O que acontece é que tanto nos Estados Unidos quanto aqui os pretos foram vítimas de uma das maiores injustiças do mundo Ocidental. Sequestrados, traficados, vendidos e tratados como propriedade, viveram como sub-humanos por mais de um quarto de milênio. Gerações de gente estuprada, assassinada, mutilada, moída no trabalho das lavouras, das minas e dentro de casa.

E depois da escravidão, veio a pobreza. Libertos sem treinamento profissionalizante, sem qualquer reparação e (pior) ainda como alvos de um preconceito generalizado, os negros se viram condenados, e em grande medida se veem ainda hoje, 134 anos depois do fim oficial das senzalas, a indicadores sociais absurdos – coisa que na vida real se traduz em sub-moradia, subalimentação e subemprego para uma porcentagem inacreditável da população negra.

Humanos que são (e eis sempre um dado importante de se lembrar), os negros uma hora se rebelam. Veem que estão sendo mantidos por gerações numa situação que não fizeram por merecer. Sentem diariamente na pele o desprezo dos brancos; percebem que também seus filhos correm risco imenso de perpetuar esse ciclo. E se revoltam.

Por vezes essa rebelião levou a fatos trágicos, como no Haiti. Em outros lugares, como em Oakland, levou à formação de grupos revolucionários. Em várias partes dos Estados Unidos, chegou a gerar motins e tumultos. Há quem veja nisso um fato social relevante – e há os Risérios, os Narlochs, que veem nisso apenas uma injustiça da parte dos ingratos negros. E isso que aqui no Brasil, por incrível que pareça, os negros jamais fizeram uma verdadeira rebelião.

Nossa sociedade está acostumada a colocar a culpa na vítima. A mulher foi estuprada? Certamente algum colunista branco estará lá para dizer que ela bebeu demais ou se comportou como não devia. O sujeito é pobre? Haverá economistas brancos para dizer que o país gera oportunidades, e ele é que deve ser preguiçoso. Morreu baleado pela polícia, mesmo desarmado? Alguma coisa deve ter feito…

Os Risérios e Narlochs seguem nessa linha. Os negros apanharam por séculos, são mantidos em condições sub-humanas, vivem desprezados e vítimas de preconceito – mas quando se enfurecem por isso, quando tentam lembrar ao mundo que a culpa não é deles, que a culpa é, sim, de um sistema majoritariamente branco – nesse caso ELES é que estão sendo racistas.

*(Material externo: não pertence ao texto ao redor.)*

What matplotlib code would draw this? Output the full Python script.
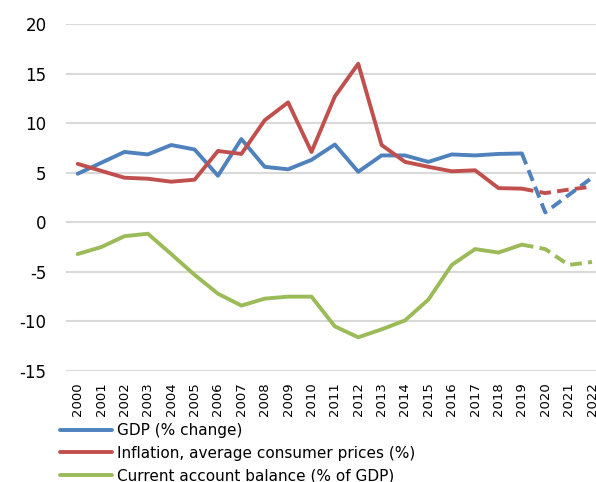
import matplotlib
matplotlib.use("Agg")
import matplotlib.pyplot as plt

years = list(range(2000, 2023))

gdp = [4.9, 6.0, 7.1, 6.85, 7.8, 7.35, 4.7, 8.4, 5.6, 5.35, 6.3, 7.85,
       5.1, 6.75, 6.75, 6.1, 6.85, 6.75, 6.9, 6.95, 1.0, 2.75, 4.5]
inflation = [5.9, 5.2, 4.5, 4.4, 4.1, 4.3, 7.2, 6.9, 10.3, 12.1, 7.1, 12.7,
             16.0, 7.8, 6.1, 5.6, 5.15, 5.25, 3.45, 3.4, 2.95, 3.3, 3.6]
current_account = [-3.2, -2.5, -1.4, -1.15, -3.2, -5.3, -7.2, -8.4, -7.7, -7.5,
                   -7.5, -10.5, -11.6, -10.8, -9.9, -7.8, -4.3, -2.7, -3.05,
                   -2.25, -2.7, -4.3, -4.0]

labels = ["GDP (% change)",
          "Inflation, average consumer prices (%)",
          "Current account balance (% of GDP)"]
colors = ["#4F81BD", "#C0504D", "#9BBB59"]

# last actual year; everything after it is a projection
last_actual = 2019
cut = years.index(last_actual) + 1

plt.rcParams["font.family"] = "DejaVu Sans"
plt.rcParams["axes.unicode_minus"] = False

fig = plt.figure(figsize=(5.96, 4.82), dpi=100)
ax = fig.add_axes([66 / 596, 0.2303, 537.7 / 596, 0.7197])

for series, label, color in zip([gdp, inflation, current_account], labels, colors):
    ax.plot(years[:cut], series[:cut], color=color, lw=2.8, label=label,
            solid_capstyle="round", solid_joinstyle="round")
    ax.plot(years[cut - 1:], series[cut - 1:], color=color, lw=2.8,
            dashes=(3, 1.6), dash_capstyle="butt")

ax.set_ylim(-15, 20)
ax.set_yticks(range(-15, 21, 5))
ax.set_xlim(years[0] - 0.5, years[-1] + 0.5)
ax.set_xticks(years)
ax.set_xticklabels([str(y) for y in years], rotation=90, fontsize=9.5)
ax.tick_params(axis="y", labelsize=12, length=0, pad=14)
ax.tick_params(axis="x", length=0, pad=8)
ax.grid(axis="y", color="#D9D9D9", lw=1.5)
ax.set_axisbelow(True)
for s in ax.spines.values():
    s.set_visible(False)

fig.legend(loc="upper left", bbox_to_anchor=(60 / 596, 1 - 423 / 482),
           frameon=False, fontsize=11, handlelength=3.4, handletextpad=0.3,
           labelspacing=0.5, borderaxespad=0, borderpad=0)

fig.savefig("out.png", dpi=100)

Narloch escreveu em seu último texto “polêmico” sobre racismo que o movimento negro deveria se ocupar mais de exaltar as negras minas que fizeram pequenos patrimônios no século 19 – ao invés de ficarem com essa choradeira sobre opressão. Risério e Narloch querem isso: ser coaches do movimento negro, ensinar a eles como se comportar “decentemente” quando debaixo da chibata.

O “racismo” apontado por Risério é uma piada de mau gosto não só por ignorar que se trata de uma reação justa à opressão cotidiana, mas também porque omite que os negros não têm condições de causar os mesmos males que lhe são impostos.

Duvido que Risério algum dia tenha sido expulso de uma loja pelo segurança negro.

Duvido que Leandro Narloch tenha perdido um emprego porque o RH, comandado por um negro, não aceitava gente de olhos claros.

Duvido que um dos dois tenha visto seu filho ser zombado e reduzido a piada numa turma majoritariamente composta por crianças negras.

Os brancos, no Brasil, estão acostumados a pensar que podem tudo: não só puderam matar índios, torturar negros e sair ilesos de tudo isso como agora acham que podem também impor a suas vítimas o que elas devem pensar sobre tudo isso. Feitores de escravos mortos, querem ser professores de bom comportamento dos negros que sobreviveram. E ainda acham estranho que alguém queira lhes dizer que basta.